Однако уже в книге 1929 г. Мещанинов формулирует теорию о том, что «индоевропейские языки Средиземноморья никогда и ниоткуда не явились. Н. Я. Марр признает, что индоевропейские языки составляют особую семью, но не расовую, а как порождение особой степени, более сложной, скрещения, вызванного переворотом в общественности в зависимости от новых форм производства» [Мещанинов 1929: 55]. Поэтому постепенно Марр переходит от идей гибридизованности к идеям переходных типов и переходных стадий. «Индоевропейские языки, равно как и языки других семей, признаются дальнейшей стадией развития яфетических, а сама яфетидология обращается в общее учение об языке» [там же: 74]. Таким образом, термин «яфетический» уже начинает терять свой объект.
С самого начала было ясно, что яфетический субстрат не может расширяться бесконечно. И тогда теория стадиальности была распространена и на генетический статус языков: как уже говорилось выше, переходя от одной стадии к другой, языки могли менять свою принадлежность. Постепенно индоевропейский язык сам становился как бы промежуточным этапом. Эту логическую ловушку «нового учения» в 1949 г. трезво оценил сам И. И. Мещанинов. «Яфетиды с их яфетическими языками оказались повсеместным субстратом в его уже более ярко выраженном изначальном положении» [Мещанинов 1949: 29]. Таким образом, отрицая праязык, Марр к 1922 г. в этот статус неизбежно возвел свой яфетический слой. (Предвосхищая ностратику сегодняшнего дня, в 1910 г. Марр объединил языки семитские, хамитские и кавказские и назвал их ноетическими.) Потом яфетическим объявлялось уже все: «Единство глоттогонического процесса получило праязыковое содержание» [там же: 30]. «Остроумным» выходом из положения явилось различение систем и стадий. «Наиболее ясное различие существа систем и стадий будет, при таких условиях, заключаться в том, что стадии представляют собой ступени в историческом ходе развития единого языкового процесса и потому прослеживаются на всем языковом материале, тогда как под системою понимается определенная языковая группировка со специфическими характеризующими ее признаками» [Мещанинов 1934: 10]. Так, например, кельтские языки объявляются переходной ступенью стадиального развития между древнейшими языками Европы и языками индоевропейской системы. Они, оказывается, находятся на той же ступени, что и языки Кавказа [там же: 13].

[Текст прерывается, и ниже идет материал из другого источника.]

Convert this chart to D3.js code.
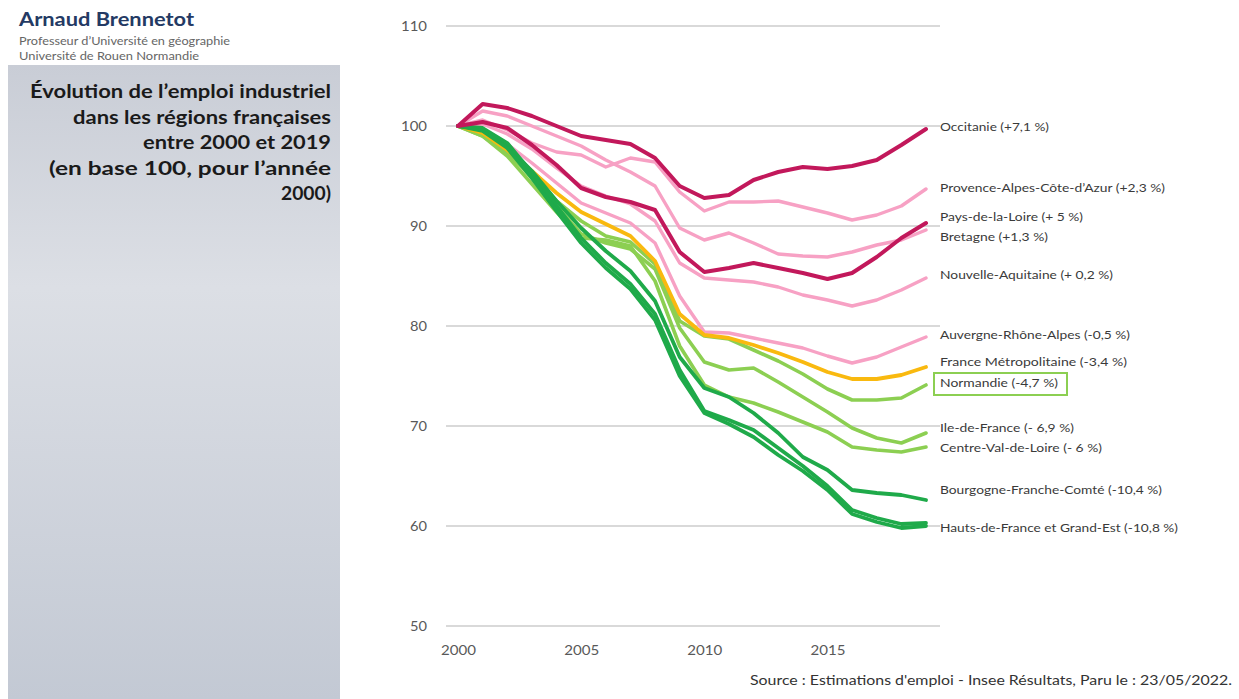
<!DOCTYPE html>
<html><head><meta charset="utf-8">
<script src="https://cdn.jsdelivr.net/npm/d3@7"></script>
<style>
html,body{margin:0;padding:0;background:#fff;}
svg{display:block;}
</style></head>
<body>
<svg id="chart" width="1239" height="699"></svg>
<script>
// ---------- DATA ----------
const years = d3.range(2000, 2020);
const yTicks = [50, 60, 70, 80, 90, 100, 110];
const xTicks = [2000, 2005, 2010, 2015];

const occitanie   = [100,102.2,101.8,101.0,100.0,99.0,98.6,98.2,96.8,94.0,92.8,93.1,94.6,95.4,95.9,95.7,96.0,96.6,98.1,99.7];
const paca        = [100,100.6,99.6,98.3,97.4,97.1,95.9,96.8,96.4,93.4,91.5,92.4,92.4,92.5,91.9,91.3,90.6,91.1,92.0,93.7];
const paysLoire   = [100,100.4,99.8,98.1,96.1,93.8,92.9,92.4,91.6,87.4,85.4,85.8,86.3,85.8,85.3,84.7,85.3,86.9,88.8,90.3];
const bretagne    = [100,101.5,101.0,100.0,99.0,98.0,96.6,95.4,94.0,89.8,88.6,89.3,88.3,87.2,87.0,86.9,87.4,88.1,88.6,89.6];
const nouvAquit   = [100,100.2,99.2,97.7,95.8,94.0,93.0,92.2,90.5,86.3,84.8,84.6,84.4,83.9,83.1,82.6,82.0,82.6,83.6,84.8];
const auvergneRA  = [100,99.5,98.2,96.3,94.3,92.3,91.3,90.3,88.3,83.0,79.4,79.3,78.8,78.3,77.8,77.0,76.3,76.9,77.9,78.9];
const franceMetro = [100,99.3,97.6,95.5,93.3,91.4,90.2,89.0,86.5,81.2,79.1,78.8,78.1,77.3,76.4,75.4,74.7,74.7,75.1,75.9];
const normandie   = [100,99.0,97.3,95.0,92.5,90.5,89.0,88.4,86.2,80.5,79.0,78.7,77.6,76.5,75.2,73.7,72.6,72.6,72.8,74.1];
const ileFrance   = [100,99.2,97.5,94.8,92.0,89.2,88.3,87.7,85.7,79.8,76.4,75.6,75.8,74.4,72.9,71.4,69.8,68.8,68.3,69.3];
const centreVL    = [100,99.0,97.0,94.2,91.4,88.8,88.6,88.0,84.5,78.0,74.1,72.9,72.3,71.4,70.4,69.4,67.9,67.6,67.4,67.9];
const bourgogneFC = [100,99.7,98.0,95.5,92.5,89.8,87.5,85.5,82.5,76.9,73.8,72.9,71.3,69.3,66.9,65.6,63.6,63.3,63.1,62.6];
const hautsFrance = [100,99.8,98.3,95.3,92.0,88.8,86.3,84.2,81.2,75.6,71.5,70.6,69.6,67.8,66.0,64.0,61.6,60.8,60.2,60.3];
const grandEst    = [100,99.5,97.8,94.8,91.5,88.3,85.8,83.7,80.6,75.0,71.3,70.2,68.9,67.1,65.5,63.6,61.2,60.4,59.8,60.0];

const seriesNames = ["Occitanie","Provence-Alpes-Côte-d’Azur","Pays-de-la-Loire","Bretagne","Nouvelle-Aquitaine",
  "Auvergne-Rhône-Alpes","France Métropolitaine","Normandie","Ile-de-France","Centre-Val-de-Loire",
  "Bourgogne-Franche-Comté","Hauts-de-France","Grand-Est"];
const seriesValues = [occitanie,paca,paysLoire,bretagne,nouvAquit,auvergneRA,franceMetro,normandie,ileFrance,centreVL,bourgogneFC,hautsFrance,grandEst];
const seriesGroup = ["dark","pink","dark","pink","pink","pink","orange","light","light","light","green","green","green"];

const labelTexts = ["Occitanie (+7,1 %)","Provence-Alpes-Côte-d’Azur (+2,3 %)","Pays-de-la-Loire (+ 5 %)","Bretagne (+1,3 %)",
  "Nouvelle-Aquitaine (+ 0,2 %)","Auvergne-Rhône-Alpes (-0,5 %)","France Métropolitaine (-3,4 %)","Normandie (-4,7 %)",
  "Ile-de-France (- 6,9 %)","Centre-Val-de-Loire (- 6 %)","Bourgogne-Franche-Comté (-10,4 %)","Hauts-de-France et Grand-Est (-10,8 %)"];
const labelSeries = [0,1,2,3,4,5,6,7,8,9,10,11];

const titleLines = ["Évolution de l’emploi industriel","dans les régions françaises","entre 2000 et 2019","(en base 100, pour l’année","2000)"];
const authorName = "Arnaud Brennetot";
const authorLines = ["Professeur d’Université en géographie","Université de Rouen Normandie"];
const sourceText = "Source : Estimations d'emploi - Insee Résultats, Paru le : 23/05/2022.";

// ---------- STYLE ----------
const FONT = "Lato, 'Open Sans', sans-serif";
const colors = {dark:"#c2185b", pink:"#f7a1c4", orange:"#f9b90f", light:"#8ccf52", green:"#1faa4a"};
const widths = {dark:4, pink:3.4, orange:3.8, light:3.6, green:3.8};
const drawOrder = ["pink","light","orange","green","dark"];
const titleWidths = [301, 258, 188, 282, 50];
const labelWidths = [109, 225, 143, 108, 173, 190, 187, 118, 134, 162, 222, 238];
const labelNudge  = [-2, -1, -6, 7, -3, -2, -5, -2, -5, 1, -10, 5];

const svg = d3.select("#chart");

// left panel
const defs = svg.append("defs");
const grad = defs.append("linearGradient").attr("id","panelGrad").attr("x1",0).attr("y1",0).attr("x2",0).attr("y2",1);
grad.append("stop").attr("offset","0%").attr("stop-color","#c9cdd6");
grad.append("stop").attr("offset","35%").attr("stop-color","#dcdfe5");
grad.append("stop").attr("offset","100%").attr("stop-color","#c3c9d4");
svg.append("rect").attr("x",8).attr("y",65).attr("width",332).attr("height",634).attr("fill","url(#panelGrad)");

svg.append("text").attr("x",19).attr("y",26).text(authorName)
  .attr("textLength",175).attr("lengthAdjust","spacingAndGlyphs")
  .attr("font-family",FONT).attr("font-weight","bold").attr("font-size",18).attr("fill","#243a64");
[211,180].forEach((w,i)=>{
  svg.append("text").attr("x",19).attr("y",45+i*15).text(authorLines[i])
    .attr("textLength",w).attr("lengthAdjust","spacingAndGlyphs")
    .attr("font-family",FONT).attr("font-size",10.5).attr("fill","#666");
});
titleLines.forEach((t,i)=>{
  svg.append("text").attr("x",331).attr("y",98+i*25.5).attr("text-anchor","end").text(t)
    .attr("textLength",titleWidths[i]).attr("lengthAdjust","spacingAndGlyphs")
    .attr("font-family",FONT).attr("font-weight","bold").attr("font-size",19).attr("fill","#1a1a1a");
});

// plot
const x = d3.scaleLinear().domain([2000,2019]).range([458,926]);
const y = d3.scaleLinear().domain([50,110]).range([626,26]);

const grid = svg.append("g");
grid.selectAll("line").data(yTicks).join("line")
  .attr("x1",446).attr("x2",940).attr("y1",d=>y(d)).attr("y2",d=>y(d))
  .attr("stroke","#d9d9d9").attr("stroke-width",2);

const yAxis = svg.append("g").attr("transform","translate(436,0)")
  .call(d3.axisLeft(y).tickValues(yTicks).tickSize(0).tickPadding(9));
yAxis.select(".domain").remove();
yAxis.selectAll("text").attr("font-family",FONT).attr("font-size",14).attr("fill","#595959")
  .attr("textLength",d=>d>=100?26:17).attr("lengthAdjust","spacingAndGlyphs");

const xAxis = svg.append("g").attr("transform","translate(0,640)")
  .call(d3.axisBottom(x).tickValues(xTicks).tickFormat(d3.format("d")).tickSize(0).tickPadding(5));
xAxis.select(".domain").remove();
xAxis.selectAll("text").attr("font-family",FONT).attr("font-size",14).attr("fill","#595959")
  .attr("textLength",35).attr("lengthAdjust","spacingAndGlyphs");

const line = d3.line().x((d,i)=>x(years[i])).y(d=>y(d));
const lines = svg.append("g").attr("fill","none").attr("stroke-linejoin","round").attr("stroke-linecap","round");
drawOrder.forEach(g=>{
  seriesValues.forEach((vals,i)=>{
    if(seriesGroup[i]!==g) return;
    lines.append("path").attr("d",line(vals)).attr("stroke",colors[g]).attr("stroke-width",widths[g]);
  });
});

// end labels
const labG = svg.append("g");
labelSeries.forEach((s,i)=>{
  const cy = y(seriesValues[s][19]) + labelNudge[i];
  labG.append("text").attr("x",940).attr("y",cy+4).text(labelTexts[i])
    .attr("textLength",labelWidths[i]).attr("lengthAdjust","spacingAndGlyphs")
    .attr("font-family",FONT).attr("font-size",11.5).attr("fill","#3a3a3a");
  if(i===7){
    labG.append("rect").attr("x",934).attr("y",cy-10).attr("width",labelWidths[i]+15).attr("height",22)
      .attr("fill","none").attr("stroke","#8ccf52").attr("stroke-width",2);
  }
});

svg.append("text").attr("x",1232).attr("y",685).attr("text-anchor","end").text(sourceText)
  .attr("textLength",482).attr("lengthAdjust","spacingAndGlyphs")
  .attr("font-family",FONT).attr("font-size",14).attr("fill","#333");
</script>
</body></html>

В более поздних работах часть марристов стремится как бы «вработать» компаративистику в их собственную теорию, считая, что «индоевропейская школа лишь дополняет» новое учение о языке [Мещанинов 1934: 5]. Критика индоевропеистов сводится к тому, что они восстанавливают достаточно поздний период общеязыковой эволюции («Начало же языка не идет глубже древнейшего обнаруженного письменного источника или, в крайнем случае, искусственно восстанавливаемого праязыка, уже носящего в себе все характеризующие основы последующего эволюционного развития речи узко взятой группировки» [там же: 5]. Некоторые упреки, обращенные к индоевропеистам, — это и упреки в том, что реконструируемое состояние объявляется ими стабильным, в то время как оно было и остается непрерывно изменчивым [там же].